Reports that both Russia and Iran are already talking to the Taliban suggest
that they see a Taliban takeover as inevitable.
Should
Trump announce any timetable for withdrawal, it would send shock waves through
the Afghan government, army and society.
Any
awareness that their great superpower ally was departing, now or soon, or
refusing to invest more after 15 years, would be a psychological blow from
which President Ashraf Ghani’s government might not recover.
What
would a Taliban victory mean?
The
Afghan people, especially those who cast their lot with us, could undergo
something like what befell the South Vietnamese and Cambodians in 1975. It
would be a defeat for us almost as far-reaching as was the defeat for the
Soviet Union, when the Red Army was forced to pull out after a decade of war in
the 1980s.
For
the USSR, that Afghan defeat proved a near-fatal blow.
And
if we pulled up stakes and departed, the exodus from Afghanistan would be huge
and we would face a moral crisis of how many refugees we would accept, and how
many we would leave behind to their fate.
Fifteen
years ago, some of us argued that an attempt to remake Afghanistan and Iraq in
our image was utopian folly, almost certain, given the history and culture of
the entire region, to fail.
Yet
we plunged in.
In
2001, it was Afghanistan. In 2003, we invaded and occupied Iraq. Then we
attacked Libya and ousted Gadhafi. Then we intervened in Syria.

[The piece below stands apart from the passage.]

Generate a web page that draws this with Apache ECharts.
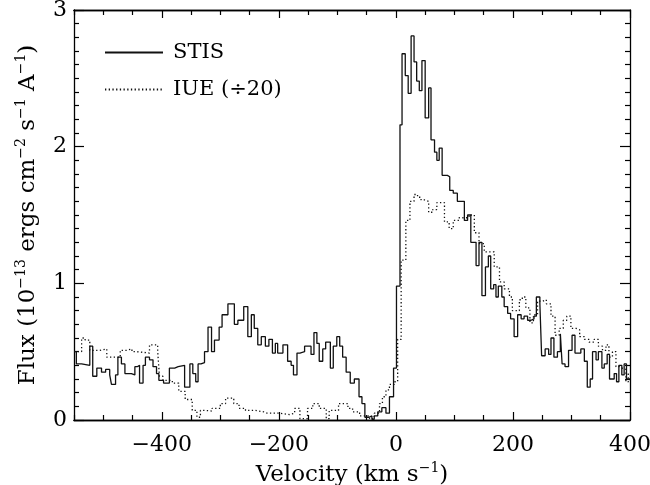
<!DOCTYPE html>
<html>
<head>
<meta charset="utf-8">
<script src="https://cdn.jsdelivr.net/npm/echarts@6/dist/echarts.min.js"></script>
<style>html,body{margin:0;padding:0;background:#fff}#c{width:650px;height:485px}</style>
</head>
<body>
<div id="c"></div>
<script>
// STIS: bin start velocity (km/s) and flux (1e-13 erg cm^-2 s^-1 A^-1)
const stisVel = [-550,-546,-537,-523,-518,-511,-503,-496,-489,-486,-479,-475,-469,-463,-452,-446,-442,-438,-432,-428,-421,-415,-409,-405,-397,-387,-378,-372,-361,-352,-347,-342,-338,-333,-327,-321,-315,-310,-302,-297,-287,-276,-270,-260,-253,-247,-242,-236,-230,-223,-217,-211,-206,-202,
-193,-185,-179,-175,-169,-164,-156,-145,-140,-135,-131,-125,-120,-112,-107,-101,-96,-91,-85,-78,-71,-63,-58,-53,-46,-41,-37,-31,-24,-17,-11,-4,1,7,10.5,16,21,26,31,35.5,40,44.5,50,56,60,66,70,74,79,88,92,98,105,
117,122.5,128,137,142,147,153,158,162,167,171,175,181,185,191,196,202,208,214,219,225,231,236,240,246,249,255,261,265,270,276,281,284,289,295,301,306,316,322,327,332,336,342,346,352,356,361,365,373,377,381,386,390,394,400];
const stisFlux = [0.50,0.41,0.40,0.54,0.32,0.38,0.35,0.37,0.33,0.26,0.33,0.46,0.41,0.34,0.33,0.39,0.40,0.27,0.40,0.46,0.44,0.39,0.34,0.29,0.27,0.38,0.39,0.40,0.24,0.41,0.34,0.28,0.41,0.42,0.50,0.68,0.50,0.585,0.68,0.77,0.85,0.70,0.73,0.83,0.61,0.77,0.67,0.55,0.61,0.54,0.59,0.49,0.56,0.49,
0.55,0.43,0.40,0.33,0.49,0.50,0.54,0.48,0.64,0.56,0.43,0.52,0.57,0.38,0.54,0.61,0.54,0.46,0.35,0.27,0.30,0.17,0.12,0.02,0.03,0.005,0.03,0.06,0.09,0.05,0.17,0.38,0.98,2.16,2.68,2.52,2.39,2.81,2.62,2.48,2.41,2.63,2.21,2.43,2.05,1.96,1.90,1.99,1.79,1.78,1.68,1.66,1.60,
1.46,1.50,1.30,1.13,1.30,0.91,1.12,1.20,0.96,0.99,0.90,0.98,0.90,0.83,0.78,0.74,0.61,0.77,0.74,0.76,0.73,0.74,0.76,0.90,0.85,0.47,0.52,0.48,0.60,0.46,0.50,0.63,0.41,0.39,0.51,0.62,0.49,0.52,0.43,0.24,0.30,0.50,0.44,0.50,0.38,0.41,0.48,0.30,0.34,0.28,0.40,0.33,0.41,0.30,0.30];

// IUE (divided by 20)
const iueVel = [-550,-537,-531,-523,-506,-494,-471,-460,-451,-443,-421,-407,-404,-398,-382,-371,-360,-348,-340,-334,-326,-314,-300,-291,-277,-268,-257,-240,-226,-220,
-199,-182,-173,-164,-151,-142,-131,-119,-114,-98,-82,-74,-62,-45,-37,-28,-23,-17,-11,-3,3,9,17,
24,31,37,43,49,56,63,70,83,91,98,
108,125,134,142,151,168,177,185,194,199,211,216,222,229,235,242,251,257,265,272,279,286,292,299,308,314,322,330,339,346,353,359,364,370,376,382,387,393,397,400];
const iueFlux = [0.50,0.60,0.585,0.51,0.52,0.46,0.51,0.52,0.50,0.49,0.55,0.50,0.32,0.29,0.27,0.21,0.15,0.07,0.02,0.07,0.065,0.085,0.12,0.16,0.12,0.085,0.07,0.06,0.05,0.05,
0.04,0.05,0.085,0.01,0.085,0.12,0.085,0.01,0.07,0.12,0.085,0.06,0.03,0.01,0.05,0.12,0.17,0.22,0.26,0.28,0.59,1.17,1.46,
1.60,1.65,1.63,1.61,1.60,1.52,1.54,1.59,1.45,1.40,1.46,
1.48,1.50,1.37,1.29,1.23,1.12,1.01,0.96,0.90,0.80,0.88,0.90,0.82,0.71,0.77,0.87,0.88,0.85,0.76,0.62,0.67,0.73,0.76,0.67,0.66,0.61,0.59,0.57,0.59,0.54,0.51,0.55,0.46,0.50,0.39,0.38,0.37,0.28,0.34,0.34];

const xMajor = [-400,-200,0,200,400];
const xMinor = [-550,-500,-450,-350,-300,-250,-150,-100,-50,50,100,150,250,300,350];
const yTicks = [0,1,2,3];

const FONT = 'DejaVu Serif';
const INK = '#000';
const pair = (xs, ys) => xs.map((x, i) => [x, ys[i]]);
const fmtX = v => (v < 0 ? '\u2212' + Math.abs(v) : String(v));

const rich = {
  s: {fontSize: 14, fontFamily: FONT, color: INK, lineHeight: 13, verticalAlign: 'top'}
};

function xAx(pos, values, len, withLabel, withName) {
  const a = {
    type: 'value', min: -550, max: 400, position: pos,
    splitLine: {show: false},
    axisLine: {show: true, onZero: false, lineStyle: {color: INK, width: 1.3}},
    axisTick: {show: true, inside: true, length: len, customValues: values, lineStyle: {color: INK, width: 1.2}},
    axisLabel: withLabel ? {show: true, customValues: xMajor, formatter: fmtX, margin: 14,
      fontSize: 22, fontFamily: FONT, color: INK,
      align: 'center'} : {show: false}
  };
  if (withName) {
    a.name = 'Velocity (km s{s|\u22121})';
    a.nameLocation = 'middle';
    a.nameGap = 35;
    a.nameTextStyle = {fontSize: 23, fontFamily: FONT, color: INK, lineHeight: 28, rich: rich};
  }
  return a;
}
function yAx(pos, withLabel) {
  const a = {
    type: 'value', min: 0, max: 3, interval: 1, position: pos,
    splitLine: {show: false},
    axisLine: {show: true, onZero: false, lineStyle: {color: INK, width: 1.3}},
    axisTick: {show: true, inside: true, length: 10, lineStyle: {color: INK, width: 1.2}},
    minorTick: {show: true, splitNumber: 10, length: 5, lineStyle: {color: INK, width: 1.2}},
    axisLabel: withLabel ? {show: true, margin: 7, fontSize: 22, fontFamily: FONT, color: INK,
      formatter: v => (yTicks.indexOf(v) >= 0 ? String(v) : '')} : {show: false}
  };
  if (withLabel) {
    a.name = 'Flux (10{s|\u221213} ergs cm{s|\u22122} s{s|\u22121} A{s|\u22121})';
    a.nameLocation = 'middle';
    a.nameGap = 30;
    a.nameTextStyle = {fontSize: 23, fontFamily: FONT, color: INK, lineHeight: 28, rich: rich};
  }
  return a;
}

const legendBase = {
  left: 99, orient: 'vertical', itemWidth: 58, itemHeight: 14, selectedMode: false,
  itemStyle: {opacity: 0, borderWidth: 0},
  textStyle: {fontSize: 21, fontFamily: FONT, color: INK, padding: [0, 0, 0, 5]}
};

const chart = echarts.init(document.getElementById('c'), null, {renderer: 'canvas'});
chart.setOption({
  animation: false,
  backgroundColor: '#fff',
  grid: {left: 74, right: 20, top: 10, bottom: 65, containLabel: false, outerBoundsMode: 'none'},
  xAxis: [
    xAx('bottom', xMajor, 8, true, true),
    xAx('bottom', xMinor, 5, false, false),
    xAx('top', xMajor, 8, false, false),
    xAx('top', xMinor, 5, false, false)
  ],
  yAxis: [yAx('left', true), yAx('right', false)],
  legend: [
    Object.assign({}, legendBase, {data: ['STIS'], top: 37}),
    Object.assign({}, legendBase, {data: ['IUE (\u00f720)'], top: 74})
  ],
  series: [
    {name: 'STIS', type: 'line', step: 'end', xAxisIndex: 0, yAxisIndex: 0, symbol: 'none', clip: true,
     lineStyle: {color: '#111', width: 1.3}, itemStyle: {color: '#111'}, data: pair(stisVel, stisFlux), z: 3},
    {name: 'IUE (\u00f720)', type: 'line', step: 'end', xAxisIndex: 0, yAxisIndex: 0, symbol: 'none', clip: true,
     lineStyle: {color: '#111', width: 1.3, type: [1.3, 2.4]}, itemStyle: {color: '#111'}, data: pair(iueVel, iueFlux), z: 2}
  ]
});
</script>
</body>
</html>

Then we backed
the Saudi war to crush the Houthi rebels in Yemen.
Given
the trillions sunk and lost, and the hundreds of thousands, if not millions,
dead, how have we benefited ourselves, or these peoples?
As
Rusk said, “We are there and we are committed.”
And
the inevitable departure of the United States from the Middle East, which is
coming, just as the British, French and Soviet empires had to depart, will
likely do lasting damage to the American soul.